The result was delete. Ronhjones (Talk) 01:50, 19 December 2009 (UTC)[reply]
- 3 Flies Up (edit | talk | history | protect | delete | links | watch | logs | views) – (View log • AfD statistics)
- (Find sources: Google (books · news · scholar · free images · WP refs) · FENS · JSTOR · TWL)
Appears to be a recently made up game. No sources cited, and no indication of notability. — SMcCandlish [talk] [cont] ‹(-¿-)› 07:27, 12 December 2009 (UTC)[reply]
- Delete: Per WP:MADEUP. Joe Chill (talk) 14:14, 12 December 2009 (UTC)[reply]
- Delete Possibly made up; in any case can't verify that this game exists. No references cited in the article. There are some Google hits for this term, but they involve a game related to BASEBALL, not football. That's what you would expect from the terminology "fly" and "up", those are baseball terms, not football. As a child I used to play a baseball-based game with a similar structure, called One Fly Up, where the batter hits a fly ball to the other players and whoever catches it becomes "up", i.e., becomes the batter. But One Fly Up doesn't have a Wikipedia page and doesn't deserve one, due to lack of independent sourcing.
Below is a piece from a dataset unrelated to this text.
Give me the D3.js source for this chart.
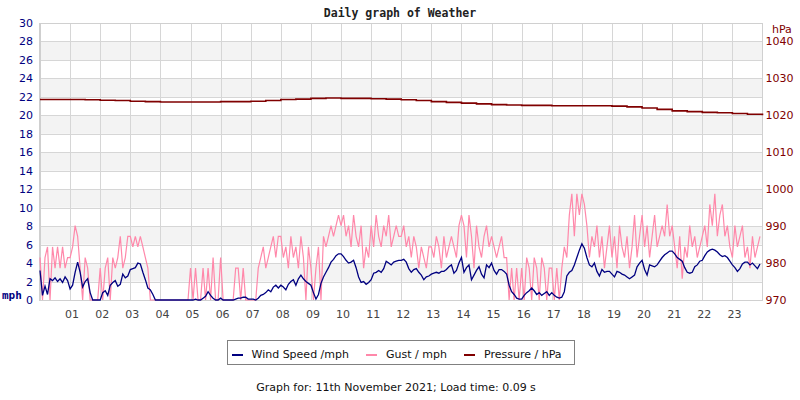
<!DOCTYPE html>
<html><head><meta charset="utf-8">
<script src="https://cdn.jsdelivr.net/npm/d3@7"></script>
<style>
html,body{margin:0;padding:0;background:#fff;}
svg{display:block;}
text{font-family:"DejaVu Sans",sans-serif;}
</style></head>
<body>
<svg id="chart" width="800" height="400"></svg>
<script>
// ---- data (5-minute samples, 288 per day) ----
const hourLabels = ["01","02","03","04","05","06","07","08","09","10","11","12","13","14","15","16","17","18","19","20","21","22","23"];
const speedTicks = [0,2,4,6,8,10,12,14,16,18,20,22,24,26,28,30];
const pressureTicks = [970,980,990,1000,1010,1020,1030,1040];
const seriesNames = ["Wind Speed /mph","Gust / mph","Pressure / hPa"];

const windSpeed = [
3.2,0.5,1.5,0.6,2.3,2.1,2.4,2.0,2.3,1.9,2.5,2.1,
1.2,1.6,3.0,4.1,3.0,1.4,2.0,2.3,0.8,0,0,0,
0,0.8,1.0,0.5,1.6,1.9,2.1,1.5,1.7,2.8,2.4,2.6,
3.3,3.4,3.5,4.0,3.9,3.0,2.2,1.3,1.1,0.6,0,0,
0,0,0,0,0,0,0,0,0,0,0,0,
0,0,0.1,0,0,0.2,0.4,0.9,0.5,0.2,0,0,
0.2,0,0,0,0,0,0.1,0.2,0.2,0.3,0.3,0.1,
0.1,0.1,0,0.2,0.5,0.6,0.8,1.1,0.9,1.4,1.6,1.3,
1.6,1.4,1.1,1.7,2.0,2.2,1.6,2.3,2.7,2.3,2.0,1.8,
1.6,0.8,0.1,0.6,1.8,2.5,3.0,3.5,4.1,4.4,4.8,5.0,
5.0,4.7,4.3,4.0,4.1,4.3,3.5,2.5,1.9,2.0,1.7,1.9,
2.2,2.9,3.0,3.2,3.0,3.4,4.2,4.0,3.8,4.1,4.2,4.3,
4.3,4.4,4.1,3.4,3.0,3.3,3.4,3.0,2.7,2.2,2.5,2.6,
2.8,2.9,3.0,2.9,3.1,3.1,3.3,3.6,3.8,2.9,3.2,4.0,
4.6,3.0,3.5,3.8,2.2,2.7,3.2,3.6,2.8,2.4,3.8,3.5,
4.0,3.2,2.8,3.3,3.3,3.1,2.8,1.6,0.9,0.6,0.2,0.1,
0.1,0.5,0.8,1.0,1.3,1.0,0.6,0.8,0.5,0.7,0.9,0.5,
0.8,0.5,0.3,0.2,0.3,0.9,2.6,3.0,3.2,3.8,4.6,5.4,
6.1,5.6,4.6,3.8,3.6,4.0,3.1,2.6,3.3,3.0,3.1,3.1,
2.8,2.5,3.1,3.0,2.8,2.7,2.5,2.3,2.5,2.7,3.6,4.0,
4.3,3.3,2.7,3.8,3.7,3.6,3.8,4.2,4.6,4.9,5.1,5.3,
5.3,5.0,4.6,4.4,4.2,3.5,3.0,2.9,3.0,3.6,3.8,4.2,
4.3,4.8,5.2,5.4,5.5,5.4,5.2,4.9,4.7,4.8,4.6,4.2,
3.8,3.5,3.1,3.4,3.9,4.1,4.1,3.8,4.0,3.7,3.4,3.9
];

const gust = [
4.6,0,4.6,5.75,0,5.75,3.45,5.75,3.45,5.75,3.45,4.6,
4.6,5.75,8.05,6.9,3.45,0,4.6,3.45,0,0,0,0,
3.45,0,3.45,4.6,0,4.6,3.45,4.6,6.9,3.45,4.6,6.9,
6.9,5.75,6.9,5.75,6.9,5.75,4.6,3.45,0,0,0,0,
0,0,0,0,0,0,0,0,0,0,0,0,
3.45,0,3.45,0,0,3.45,0,3.45,0,4.6,0,0,
4.6,0,0,0,0,0,3.45,3.45,0,3.45,0,0,
0,0,0,3.45,4.6,5.75,3.45,4.6,5.75,6.9,4.6,6.9,
6.9,4.6,5.75,3.45,6.9,4.6,5.75,3.45,6.9,4.6,0,5.75,
3.45,0,3.45,5.75,0,6.9,5.75,6.9,8.05,6.9,8.05,9.2,
8.05,9.2,6.9,8.05,5.75,9.2,6.9,5.75,8.05,3.45,5.75,4.6,
8.05,5.75,9.2,6.9,5.75,8.05,6.9,9.2,5.75,6.9,8.05,6.9,
6.9,8.05,5.75,6.9,4.6,6.9,5.75,3.45,5.75,4.6,3.45,5.75,
5.75,4.6,6.9,5.75,3.45,6.9,4.6,5.75,6.9,5.75,4.6,8.05,
9.2,8.05,4.6,9.2,6.9,3.45,8.05,5.75,4.6,6.9,8.05,5.75,
6.9,5.75,4.6,5.75,6.9,4.6,4.6,0,3.45,0,3.45,0,
3.45,0,4.6,3.45,0,4.6,3.45,0,4.6,3.45,0,3.45,
3.45,0,3.45,0,3.45,5.75,4.6,9.2,11.5,6.9,11.5,9.2,
11.5,10.35,8.05,4.6,6.9,5.75,8.05,4.6,6.9,3.45,5.75,8.05,
4.6,6.9,3.45,8.05,5.75,4.6,6.9,3.45,5.75,9.2,4.6,6.9,
9.2,5.75,8.05,4.6,6.9,9.2,5.75,6.9,8.05,6.9,10.35,6.9,
8.05,5.75,3.45,6.9,2.3,5.75,4.6,8.05,5.75,6.9,4.6,5.75,
6.9,8.05,5.75,10.35,8.05,11.5,6.9,9.2,10.35,6.9,8.05,5.75,
4.6,8.05,5.75,6.9,8.05,4.6,5.75,3.45,6.9,4.6,5.75,6.9
];

// pressure every 30 minutes, 00:00 .. 24:00
const pressure = [
1024.3,1024.3,1024.3,1024.2,1024.1,1024.0,1023.8,1023.7,1023.6,1023.6,
1023.6,1023.6,1023.7,1023.7,1023.8,1024.0,1024.3,1024.4,1024.6,1024.7,
1024.6,1024.6,1024.5,1024.4,1024.2,1024.0,1023.7,1023.5,1023.3,1023.1,
1022.9,1022.8,1022.7,1022.7,1022.6,1022.6,1022.6,1022.6,1022.5,1022.3,
1022.0,1021.6,1021.2,1021.0,1020.8,1020.7,1020.5,1020.3,1020.0
];

const colors = {wind:"#000080", gust:"#ff88aa", pressure:"#800000"};

// ---- drawing ----
const svg = d3.select("#chart");
const L = 40, R = 762.5, T = 23, B = 300;
const x = d3.scaleLinear().domain([0,24]).range([L,R]);
const yL = d3.scaleLinear().domain([0,30]).range([B,T]);
const yR = d3.scaleLinear().domain([970,1045]).range([B,T]);

// bands
const bandStarts = speedTicks.filter(v => v % 4 === 2 && v < 30);
svg.append("g").selectAll("rect").data(bandStarts).join("rect")
  .attr("x", L).attr("width", R-L)
  .attr("y", d => yL(d+2)).attr("height", d => yL(d)-yL(d+2))
  .attr("fill", "#f3f3f3");

// grid
const grid = svg.append("g").attr("shape-rendering","crispEdges").attr("stroke","#d6d6d6").attr("stroke-width",1);
grid.selectAll("line.h").data(speedTicks).join("line").attr("class","h")
  .attr("x1", L).attr("x2", R).attr("y1", d => Math.round(yL(d))+0.5).attr("y2", d => Math.round(yL(d))+0.5);
grid.selectAll("line.v").data(d3.range(1,24)).join("line").attr("class","v")
  .attr("y1", T).attr("y2", B).attr("x1", d => Math.round(x(d))+0.5).attr("x2", d => Math.round(x(d))+0.5);
// frame
svg.append("rect").attr("x", L+0.5).attr("y", T+0.5).attr("width", R-L-1).attr("height", B-T)
  .attr("fill","none").attr("stroke","#d0d0d0").attr("shape-rendering","crispEdges");
svg.append("line").attr("x1",L).attr("x2",L).attr("y1",T).attr("y2",B+1).attr("stroke","#cfcfcf").attr("stroke-width",2);

// series
const step = 24/288;
const gustLine = d3.line().x((d,i) => x(i*step)).y(d => yL(d));
svg.append("path").datum(gust).attr("d", gustLine).attr("fill","none")
  .attr("stroke", colors.gust).attr("stroke-width", 1.2);
const windLine = d3.line().x((d,i) => x(i*step)).y(d => yL(d));
svg.append("path").datum(windSpeed).attr("d", windLine).attr("fill","none")
  .attr("stroke", colors.wind).attr("stroke-width", 1.3);
const pLine = d3.line().x((d,i) => x(i*0.5)).y(d => yR(d)).curve(d3.curveStepAfter);
svg.append("path").datum(pressure).attr("d", pLine).attr("fill","none")
  .attr("stroke", colors.pressure).attr("stroke-width", 1.6);

// axes labels
const axL = svg.append("g").attr("transform", `translate(${L},0)`)
  .call(d3.axisLeft(yL).tickValues(speedTicks).tickSize(0).tickPadding(7));
axL.select(".domain").remove();
axL.selectAll("text").attr("fill", colors.wind).style("font-size","11px").style("font-family","DejaVu Sans");

const axR = svg.append("g").attr("transform", `translate(${R},0)`)
  .call(d3.axisRight(yR).tickValues(pressureTicks).tickFormat(d3.format("d")).tickSize(0).tickPadding(3));
axR.select(".domain").remove();
axR.selectAll("text").attr("fill", colors.pressure).style("font-size","11px").style("font-family","DejaVu Sans");

const axB = svg.append("g").attr("transform", `translate(0,${B})`)
  .call(d3.axisBottom(x).tickValues(d3.range(1,24)).tickFormat((d,i) => hourLabels[i]).tickSize(0).tickPadding(10));
axB.select(".domain").remove();
axB.selectAll("text").attr("fill", "#444").attr("dx", 1.5).style("font-size","11px").style("font-family","DejaVu Sans");

svg.append("text").attr("x", 2).attr("y", 299).text("mph")
  .attr("fill", colors.wind).style("font-family","DejaVu Sans Mono").style("font-weight","bold").style("font-size","11px");
svg.append("text").attr("x", 772).attr("y", 33).text("hPa")
  .attr("fill", colors.pressure).style("font-size","11px");

// title
svg.append("text").attr("x", 400).attr("y", 17).attr("text-anchor","middle")
  .text("Daily graph of Weather").attr("fill","#222")
  .style("font-family","DejaVu Sans Mono").style("font-weight","bold").style("font-size","11.5px");

// legend
svg.append("rect").attr("x", 227.5).attr("y", 340.5).attr("width", 347).attr("height", 23.5)
  .attr("fill","#fff").attr("stroke","#808080").attr("shape-rendering","crispEdges");
const legendItems = [
  {name: seriesNames[0], color: colors.wind, lx: 232, tx: 251.5},
  {name: seriesNames[1], color: colors.gust, lx: 366, tx: 386},
  {name: seriesNames[2], color: colors.pressure, lx: 464, tx: 484}
];
const lg = svg.append("g").selectAll("g").data(legendItems).join("g");
lg.append("line").attr("x1", d => d.lx).attr("x2", d => d.lx+11).attr("y1", 355).attr("y2", 355)
  .attr("stroke", d => d.color).attr("stroke-width", 2);
lg.append("text").attr("x", d => d.tx).attr("y", 358).text(d => d.name)
  .attr("fill","#111").style("font-size","11px");

// footer
svg.append("text").attr("x", 396).attr("y", 391).attr("text-anchor","middle")
  .text("Graph for: 11th November 2021; Load time: 0.09 s")
  .attr("fill","#111").style("font-size","11px");
</script>
</body></html>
By the way, take a look at the article First Bounce Fly; it may be a candidate for deletion as well, for the same reasons as this one. --MelanieN (talk) 16:35, 18 December 2009 (UTC)MelanieN[reply]
- On second thought I would characterize this article as Original Research rather than Made Up. My experience with One Fly Up, and the existence of the book Three Flies Up: My Father, Baseball, and Me,[1] indicate that variants of this game do exist and are played. The author of this article is probably describing a variant that he himself has played, where a football rather than a baseball was used. That doesn't change my vote; original research gets deleted just as surely as made-up stuff does. But I wanted to give the author credit for acting in good faith. --MelanieN (talk) 17:12, 18 December 2009 (UTC)MelanieN[reply]
- The above discussion is preserved as an archive of the debate. Please do not modify it. Subsequent comments should be made on the appropriate discussion page (such as the article's talk page or in a deletion review). No further edits should be made to this page.